The information returned from Valhalla is a list of edges traversed by the route. These edges are derived from the OpenStreetMap network and roughly correspond to one block, the stretch of road between intersections. Valhalla edges are unidirectional, so one direction of a route does not share edges with the other direction (if it did, a route that passes northbound every 30 minutes, and southbound every 30 minutes, could qualify as a high quality corridor if the timing was right, a situation that is clearly incorrect).
For each edge, I found the nearest stop on each pattern to the start of the edge. I collated the departures at those stops for all patterns traversing the edge, and estimated the headway. One factor that could be improved is that I did not interpolate the position of edges between stops; I considered that a bus traversed that edge at the moment it left the nearest stop, when in reality it could be some minutes later, depending on the distance to the stop. This is not an issue, however, since I am only estimating the headway, unless two routes that share a street segment do not have the same or similar previous stops. If buses leave from the same stop five minutes before they reach this edge, the headway between them will still be correct, even if the absolute times they traverse the edge are not. If the routes that traverse an edge don’t share the same or similar previous stops, however, this could introduce bias. This does occur in Los Angeles along Metro Rapid routes, which frequently overlap a Metro Local route, and should be corrected in future versions of the software.
I then computed all the inter-vehicle times on the segment between 7 and 9 AM, and between 4 and 6 PM. So if vehicles came at 7:05, 7:15, 7:26, etc., I would compute inter-vehicle times of 10 minutes, 11 minutes, etc. The bill states that vehicles must come no less than every 15 minutes, but in order to smooth over some of the variation introduced by not interpolating times, and to avoid disqualifying a segment if vehicles generally come at least every 15 minutes, but there is one 16 minute gap, I took the 85th percentile headway. I considered segments with an 85th percentile headway of less than 15 minutes as part of the high frequency network.
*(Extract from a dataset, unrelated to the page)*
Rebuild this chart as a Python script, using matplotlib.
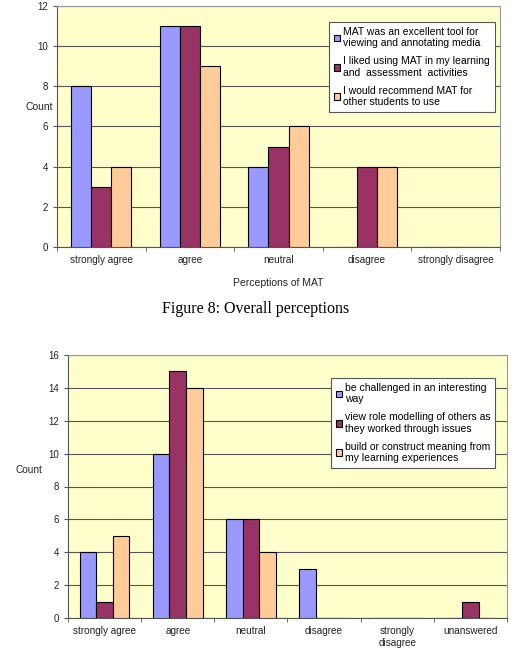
import numpy as np
import matplotlib
matplotlib.use('Agg')
import matplotlib.pyplot as plt

plt.rcParams['font.family'] = ['Liberation Sans', 'DejaVu Sans']

# figure 8 data
cats1 = ['strongly agree', 'agree', 'neutral', 'disagree', 'strongly disagree']
excellent = [8, 11, 4, 0, 0]
liked = [3, 11, 5, 4, 0]
recommend = [4, 9, 6, 4, 0]
labels1 = ['MAT was an excellent tool for\nviewing and annotating media',
           'I liked using MAT in my learning\nand  assessment  activities',
           'I would recommend MAT for\nother students to use']

# second chart data
cats2 = ['strongly agree', 'agree', 'neutral', 'disagree', 'strongly\ndisagree', 'unanswered']
challenged = [4, 10, 6, 3, 0, 0]
role_model = [1, 15, 6, 0, 0, 1]
build = [5, 14, 4, 0, 0, 0]
labels2 = ['be challenged in an interesting\nway',
           'view role modelling of others as\nthey worked through issues',
           'build or construct meaning from\nmy learning experiences']

colors = ['#9999FF', '#993366', '#FFCC99']
W, H = 513, 656


def px_axes(fig, x0, y0, x1, y1):
    return fig.add_axes([x0 / W, 1 - y1 / H, (x1 - x0) / W, (y1 - y0) / H])


def draw(ax, cats, series, labels, ymax, step, leg_box):
    x = np.arange(len(cats))
    w = 0.226
    for i, (vals, col, lab) in enumerate(zip(series, colors, labels)):
        ax.bar(x + (i - 1) * w, vals, w, color=col, edgecolor='black',
               linewidth=0.8, label=lab, zorder=3)
    ax.set_facecolor('#FFFFCC')
    ax.set_xlim(-0.5, len(cats) - 0.5)
    ax.set_ylim(0, ymax)
    ax.set_yticks(np.arange(0, ymax + 1, step))
    ax.yaxis.grid(True, color='#555555', linewidth=0.8, zorder=0)
    ax.set_axisbelow(True)
    ax.set_xticks(x)
    ax.set_xticklabels(cats, fontsize=7.2, color='#222222')
    ax.set_xticks(np.arange(-0.5, len(cats), 1), minor=True)
    ax.tick_params(axis='x', which='major', length=0, pad=6)
    ax.tick_params(axis='x', which='minor', length=3, color='#555555')
    ax.tick_params(axis='y', labelsize=7, length=3, color='#555555', labelcolor='#222222')
    for s in ['top', 'right']:
        ax.spines[s].set_color('#999999')
    ax.spines['left'].set_color('#555555')
    ax.spines['bottom'].set_color('#555555')
    leg = ax.legend(loc='upper left', bbox_to_anchor=leg_box,
                    bbox_transform=ax.figure.transFigure, fontsize=7.5,
                    handlelength=0.6, handleheight=0.6, handletextpad=0.3,
                    borderpad=0.45, labelspacing=0.75, borderaxespad=0,
                    frameon=True, fancybox=False, framealpha=1)
    leg.get_frame().set_edgecolor('#555555')
    leg.get_frame().set_linewidth(0.8)
    return ax


fig = plt.figure(figsize=(W / 100, H / 100), dpi=100)

ax1 = px_axes(fig, 57, 6, 500, 247)
draw(ax1, cats1, [excellent, liked, recommend], labels1, 12, 2,
     (329 / W, 1 - 22 / H))
fig.text(25 / W, 1 - 107 / H, 'Count', fontsize=7.5, ha='left', va='center', color='#222222')
fig.text(278 / W, 1 - 283 / H, 'Perceptions of MAT', fontsize=7.5, ha='center', va='center', color='#222222')

fig.text(256 / W, 1 - 309 / H, 'Figure 8: Overall perceptions', fontsize=11.5,
         family=['Liberation Serif', 'DejaVu Serif'], ha='center', va='center')

ax2 = px_axes(fig, 68, 355, 507, 618)
draw(ax2, cats2, [challenged, role_model, build], labels2, 16, 2,
     (331 / W, 1 - 378 / H))
fig.text(15 / W, 1 - 470 / H, 'Count', fontsize=7.2, ha='left', va='center', color='#222222')

fig.savefig('out.png', dpi=100)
To determine the major transit stops where two high-frequency corridors cross, I intersected every edge that was part of the high frequency network with all of the others. If there was an intersection, and if the edges did not have any routes in common, I considered this a major transit stop. I required the edges to not have any routes in common to avoid declaring places where a route made a loop or intersected itself in the opposite direction to be major transit stops.
I created a 1/4 mile buffer around the high quality transit corridors. I then removed any disconnected portion with an area of less than π0.25² + 0.5 square miles, which happens to be the area of a 1/4 mile buffer around a straight line 1 mile long. These areas are likely to be data errors (for instance, a bus that goes around a block to serve a school and has both directions of the route traversing the same street in the same direction). I didn’t do this before buffering, for convenience. The edges were not linked into longer lines, but were rather a bunch of discrete line segments for each block. The buffers around them overlapped and merged into single shapes.
I then created half-mile buffers around the major transit stops (both the rail stops and the intersections of the high-quality transit corridors), and exported the output to GeoJSON for visualization. I made minor tweak in QGIS to correct a few obvious outlying data points.
In the future, I hope to improve the techniques used to calculate the headways on each segment, and expand the map to include more agencies across California. Sasha Aicken has created a statewide map using similar techniques.